- WHAT IS ASKED
Your task is to repeat the lines from the line with "Output the web" to the line with "const plotL = 83, plotR", both ends included, and nothing else. Pictures stay out of the copy.

───── SUPPLIED MATERIAL ─────

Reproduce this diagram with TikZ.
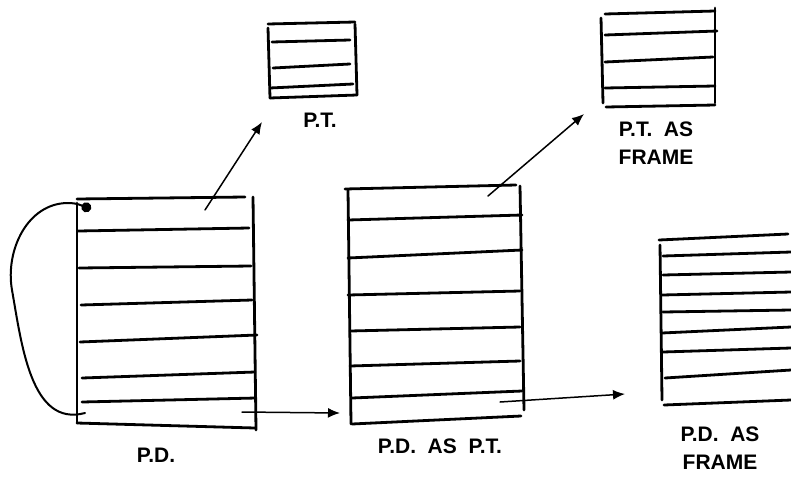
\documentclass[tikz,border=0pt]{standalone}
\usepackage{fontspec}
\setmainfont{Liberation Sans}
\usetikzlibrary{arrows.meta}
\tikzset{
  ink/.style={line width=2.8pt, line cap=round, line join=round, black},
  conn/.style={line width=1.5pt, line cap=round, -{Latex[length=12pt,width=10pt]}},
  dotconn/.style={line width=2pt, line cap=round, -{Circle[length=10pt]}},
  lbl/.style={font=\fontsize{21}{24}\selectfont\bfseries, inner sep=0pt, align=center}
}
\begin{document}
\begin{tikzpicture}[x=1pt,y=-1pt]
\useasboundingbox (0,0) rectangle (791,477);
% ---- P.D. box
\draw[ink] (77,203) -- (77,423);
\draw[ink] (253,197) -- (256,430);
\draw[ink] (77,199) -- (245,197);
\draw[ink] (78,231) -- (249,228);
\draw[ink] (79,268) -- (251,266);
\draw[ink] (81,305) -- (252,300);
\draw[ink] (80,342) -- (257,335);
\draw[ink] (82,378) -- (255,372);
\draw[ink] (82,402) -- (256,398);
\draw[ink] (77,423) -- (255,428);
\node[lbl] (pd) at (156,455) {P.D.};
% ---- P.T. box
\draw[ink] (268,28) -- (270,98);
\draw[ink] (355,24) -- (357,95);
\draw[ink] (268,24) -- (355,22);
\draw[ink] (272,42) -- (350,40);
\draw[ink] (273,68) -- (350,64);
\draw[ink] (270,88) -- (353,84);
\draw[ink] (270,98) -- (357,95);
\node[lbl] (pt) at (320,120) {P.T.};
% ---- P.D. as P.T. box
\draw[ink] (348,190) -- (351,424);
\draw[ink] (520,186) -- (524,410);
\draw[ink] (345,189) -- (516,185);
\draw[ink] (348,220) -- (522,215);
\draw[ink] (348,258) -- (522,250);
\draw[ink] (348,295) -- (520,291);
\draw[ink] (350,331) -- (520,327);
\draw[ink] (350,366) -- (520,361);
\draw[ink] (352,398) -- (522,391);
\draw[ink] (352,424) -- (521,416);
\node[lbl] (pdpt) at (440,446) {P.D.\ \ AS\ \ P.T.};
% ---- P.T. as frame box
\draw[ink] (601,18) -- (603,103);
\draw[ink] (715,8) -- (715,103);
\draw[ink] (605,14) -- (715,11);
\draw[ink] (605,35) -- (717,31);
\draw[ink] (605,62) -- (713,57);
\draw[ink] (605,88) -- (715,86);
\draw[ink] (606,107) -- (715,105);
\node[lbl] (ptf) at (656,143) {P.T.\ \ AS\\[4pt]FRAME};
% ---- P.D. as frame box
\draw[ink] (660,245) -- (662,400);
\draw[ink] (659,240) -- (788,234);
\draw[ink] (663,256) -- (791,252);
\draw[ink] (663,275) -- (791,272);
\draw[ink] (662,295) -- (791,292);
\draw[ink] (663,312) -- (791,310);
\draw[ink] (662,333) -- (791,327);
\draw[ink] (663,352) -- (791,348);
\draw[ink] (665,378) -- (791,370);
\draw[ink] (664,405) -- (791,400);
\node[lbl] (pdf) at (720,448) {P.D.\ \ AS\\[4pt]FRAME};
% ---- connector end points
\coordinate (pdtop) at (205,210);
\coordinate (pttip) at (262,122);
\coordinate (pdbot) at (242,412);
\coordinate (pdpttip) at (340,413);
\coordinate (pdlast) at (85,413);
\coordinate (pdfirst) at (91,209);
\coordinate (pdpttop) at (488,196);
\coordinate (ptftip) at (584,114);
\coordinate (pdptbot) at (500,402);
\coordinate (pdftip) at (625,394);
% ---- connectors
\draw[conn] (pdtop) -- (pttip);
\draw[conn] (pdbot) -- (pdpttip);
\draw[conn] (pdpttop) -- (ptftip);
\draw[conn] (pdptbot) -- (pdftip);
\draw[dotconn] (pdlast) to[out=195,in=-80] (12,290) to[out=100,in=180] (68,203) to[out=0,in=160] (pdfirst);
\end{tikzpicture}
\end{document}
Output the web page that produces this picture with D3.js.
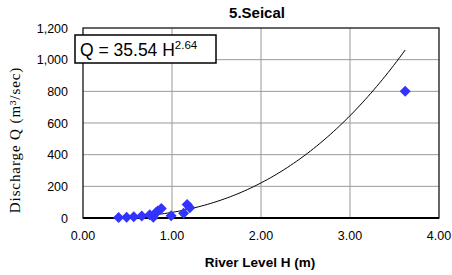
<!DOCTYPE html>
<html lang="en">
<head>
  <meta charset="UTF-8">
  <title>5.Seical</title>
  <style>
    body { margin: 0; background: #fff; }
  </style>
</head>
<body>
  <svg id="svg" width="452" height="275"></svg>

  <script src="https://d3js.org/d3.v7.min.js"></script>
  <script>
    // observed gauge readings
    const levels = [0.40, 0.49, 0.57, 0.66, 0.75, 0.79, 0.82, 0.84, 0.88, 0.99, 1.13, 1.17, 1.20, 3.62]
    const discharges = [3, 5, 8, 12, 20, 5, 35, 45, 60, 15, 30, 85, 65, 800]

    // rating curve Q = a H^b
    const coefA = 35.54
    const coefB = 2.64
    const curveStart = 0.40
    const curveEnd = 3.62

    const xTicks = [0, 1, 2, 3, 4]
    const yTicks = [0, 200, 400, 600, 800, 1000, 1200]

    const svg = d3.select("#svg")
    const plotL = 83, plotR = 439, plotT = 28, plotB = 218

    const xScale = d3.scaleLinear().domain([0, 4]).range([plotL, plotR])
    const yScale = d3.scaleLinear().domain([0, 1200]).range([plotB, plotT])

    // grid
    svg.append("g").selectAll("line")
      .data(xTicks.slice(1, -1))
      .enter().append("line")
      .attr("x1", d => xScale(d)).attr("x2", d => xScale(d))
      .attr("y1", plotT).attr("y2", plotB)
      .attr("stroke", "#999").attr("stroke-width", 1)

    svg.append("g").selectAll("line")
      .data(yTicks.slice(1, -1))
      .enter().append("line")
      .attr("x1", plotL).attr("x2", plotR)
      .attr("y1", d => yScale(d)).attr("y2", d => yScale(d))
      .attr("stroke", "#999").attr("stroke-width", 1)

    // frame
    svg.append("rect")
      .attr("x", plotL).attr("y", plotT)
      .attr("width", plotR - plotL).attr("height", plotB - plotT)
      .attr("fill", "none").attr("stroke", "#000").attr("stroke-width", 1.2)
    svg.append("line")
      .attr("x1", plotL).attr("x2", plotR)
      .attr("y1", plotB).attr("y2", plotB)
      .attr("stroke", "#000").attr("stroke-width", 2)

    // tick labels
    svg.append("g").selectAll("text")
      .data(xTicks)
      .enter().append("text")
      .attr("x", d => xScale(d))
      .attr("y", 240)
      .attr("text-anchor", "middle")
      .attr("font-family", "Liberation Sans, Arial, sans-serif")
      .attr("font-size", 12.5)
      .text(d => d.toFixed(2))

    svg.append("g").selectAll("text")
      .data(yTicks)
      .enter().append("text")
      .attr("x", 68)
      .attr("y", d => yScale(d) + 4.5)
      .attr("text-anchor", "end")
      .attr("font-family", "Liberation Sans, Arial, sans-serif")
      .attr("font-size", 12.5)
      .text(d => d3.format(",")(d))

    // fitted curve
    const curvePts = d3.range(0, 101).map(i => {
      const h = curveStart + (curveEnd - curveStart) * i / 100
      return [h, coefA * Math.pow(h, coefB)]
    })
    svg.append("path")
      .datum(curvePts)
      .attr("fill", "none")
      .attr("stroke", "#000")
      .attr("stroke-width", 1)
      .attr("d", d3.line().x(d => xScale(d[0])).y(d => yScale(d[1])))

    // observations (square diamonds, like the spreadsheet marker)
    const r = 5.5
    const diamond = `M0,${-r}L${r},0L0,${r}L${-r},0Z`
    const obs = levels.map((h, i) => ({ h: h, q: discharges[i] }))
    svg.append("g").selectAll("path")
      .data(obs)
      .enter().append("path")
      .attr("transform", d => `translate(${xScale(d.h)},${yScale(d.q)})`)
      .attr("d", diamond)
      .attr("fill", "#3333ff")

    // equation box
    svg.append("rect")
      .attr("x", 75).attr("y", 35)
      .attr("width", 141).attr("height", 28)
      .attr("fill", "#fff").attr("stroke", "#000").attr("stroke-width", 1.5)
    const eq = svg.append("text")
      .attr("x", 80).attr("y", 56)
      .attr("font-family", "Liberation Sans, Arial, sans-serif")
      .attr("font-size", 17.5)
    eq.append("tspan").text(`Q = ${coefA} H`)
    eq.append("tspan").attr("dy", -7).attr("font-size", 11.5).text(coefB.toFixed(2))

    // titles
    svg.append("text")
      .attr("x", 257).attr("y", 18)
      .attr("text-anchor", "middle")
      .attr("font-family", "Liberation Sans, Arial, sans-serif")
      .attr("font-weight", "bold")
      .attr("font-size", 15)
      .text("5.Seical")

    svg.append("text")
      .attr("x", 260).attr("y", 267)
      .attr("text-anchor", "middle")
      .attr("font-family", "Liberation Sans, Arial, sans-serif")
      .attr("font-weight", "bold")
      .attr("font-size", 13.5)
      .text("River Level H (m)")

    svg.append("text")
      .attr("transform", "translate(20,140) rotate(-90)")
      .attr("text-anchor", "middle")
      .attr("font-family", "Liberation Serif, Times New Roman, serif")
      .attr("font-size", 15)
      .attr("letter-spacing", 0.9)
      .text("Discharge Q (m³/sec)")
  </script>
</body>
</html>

─────

- OUTPUT FOR THIS TASK
Output the web page that produces this picture with D3.js.
<!DOCTYPE html>
<html lang="en">
<head>
  <meta charset="UTF-8">
  <title>5.Seical</title>
  <style>
    body { margin: 0; background: #fff; }
  </style>
</head>
<body>
  <svg id="svg" width="452" height="275"></svg>

  <script src="https://d3js.org/d3.v7.min.js"></script>
  <script>
    // observed gauge readings
    const levels = [0.40, 0.49, 0.57, 0.66, 0.75, 0.79, 0.82, 0.84, 0.88, 0.99, 1.13, 1.17, 1.20, 3.62]
    const discharges = [3, 5, 8, 12, 20, 5, 35, 45, 60, 15, 30, 85, 65, 800]

    // rating curve Q = a H^b
    const coefA = 35.54
    const coefB = 2.64
    const curveStart = 0.40
    const curveEnd = 3.62

    const xTicks = [0, 1, 2, 3, 4]
    const yTicks = [0, 200, 400, 600, 800, 1000, 1200]

    const svg = d3.select("#svg")
    const plotL = 83, plotR = 439, plotT = 28, plotB = 218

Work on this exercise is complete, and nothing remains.